OProver：一個用於智能體形式定理證明的統一框架

摘要

近期形式化定理证明的进展得益于大规模证明生成和验证器感知训练，但智能体证明很少被整合进证明器训练中，仅在推理时出现。我们提出 OProver，一个用于 Lean 4 中智能体形式化定理证明的统一框架，在该框架中，失败的证明尝试通过检索编译器验证的证明和 Lean 编译器反馈进行迭代修正。OProver 通过持续预训练及后续的迭代后训练进行训练：每次迭代执行智能体证明，将新验证的证明索引到 OProofs 和检索记忆中，将修复轨迹用作 SFT 数据，并将未解决的困难实例用于强化学习。OProofs 基于公开的 Lean 资源、大规模证明合成以及智能体证明轨迹构建，包含 177 万条 Lean 语句、686 万个编译器验证的证明，以及带有检索上下文、失败尝试、反馈和修复的序列化轨迹。
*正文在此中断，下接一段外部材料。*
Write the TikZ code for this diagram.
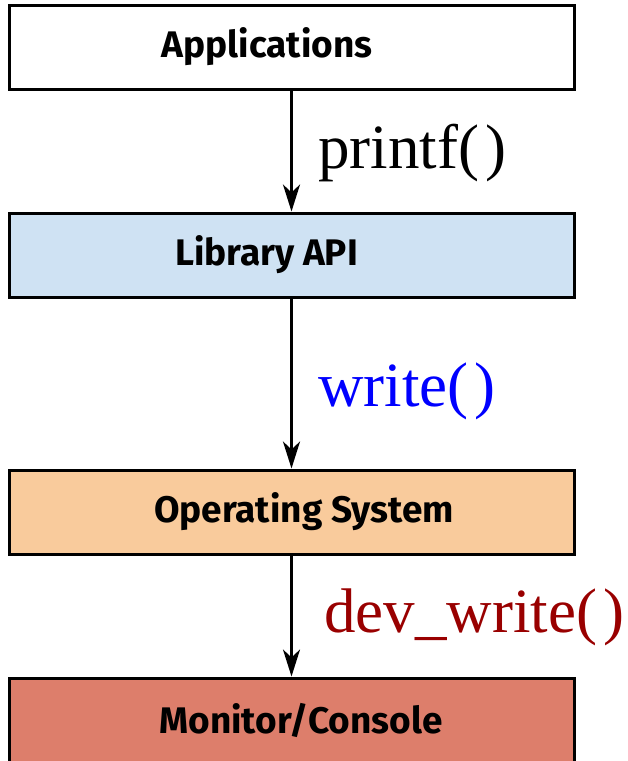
\documentclass[tikz,border=0pt]{standalone}
\usepackage{fontspec}
\setmainfont{Liberation Serif}
\setsansfont{Fira Sans}
\usetikzlibrary{arrows.meta}
\definecolor{libblue}{HTML}{CFE2F3}
\definecolor{osorange}{HTML}{F9CB9C}
\definecolor{monred}{HTML}{DD7E6B}
\definecolor{devred}{HTML}{990000}
\newcommand{\parens}{(\kern6pt)}
\tikzset{
  layer/.style={draw, line width=3pt, minimum width=565pt, minimum height=84pt,
    font=\sffamily\bfseries\fontsize{37}{42}\selectfont},
  call/.style={anchor=base west, inner sep=0pt, font=\fontsize{63}{70}\selectfont}
}
\begin{document}
\begin{tikzpicture}[x=1pt, y=-1pt, >={Stealth[length=27pt, width=17pt, inset=8pt]}]
        \useasboundingbox (0,0) rectangle (628,761);
        \node at (291.5,47) [layer, fill=white] (app) {\kern-49pt Applications};
        \node at (291.5,255) [layer, fill=libblue] (lib) {\kern-50pt Library API};
        \node at (291.5,512) [layer, fill=osorange] (os) {\kern25pt Operating System};
        \node at (291.5,720) [layer, fill=monred] (mon) {\kern19pt Monitor/Console};
        \node at (318,168) [call] (printf) {printf\parens};
        \node at (318,406) [call, text=blue] (write) {write\parens};
        \node at (324,632) [call, text=devred] (devwrite) {dev\_write\parens};
        \draw[->, line width=3pt] (app) -- (lib);
        \draw[->, line width=3pt] (lib) -- (os);
        \draw[->, line width=3pt] (os) -- (mon);
      \end{tikzpicture}
\end{document}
在五个基准测试中，OProver-32B 在 MiniF2F（93.3%）、ProverBench（58.2%）和 PutnamBench（11.3%）上取得了最佳 Pass@32 成绩，在 MathOlympiad（22.8%）和 ProofNet（33.2%）上排名第二，其顶级排名数量超过之前任何开源权重的全证明证明器。

English

Recent progress in formal theorem proving has benefited from large-scale proof generation and verifier-aware training, but agentic proving is rarely integrated into prover training, appearing only at inference time. We present OProver, a unified framework for agentic formal theorem proving in Lean 4, in which failed proof attempts are iteratively revised using retrieved compiler verified proofs and Lean compiler feedback. OProver is trained through continued pretraining followed by iterative post-training: each iteration runs agentic proving, indexes newly verified proofs into OProofs and the retrieval memory, uses repair trajectories as SFT data, and uses unresolved hard cases for RL. OProofs is built from public Lean resources, large-scale proof synthesis, and agentic proving traces, containing 1.77M Lean statements, 6.86M compiler-verified proofs, and serialized trajectories with retrieved context, failed attempts, feedback, and repairs. Across five benchmarks, OProver-32B attains the best Pass@32 on MiniF2F (93.3%), ProverBench (58.2%), and PutnamBench (11.3%), and ranks second on MathOlympiad (22.8%) and ProofNet (33.2%) more top placements than any prior open-weight whole-proof prover.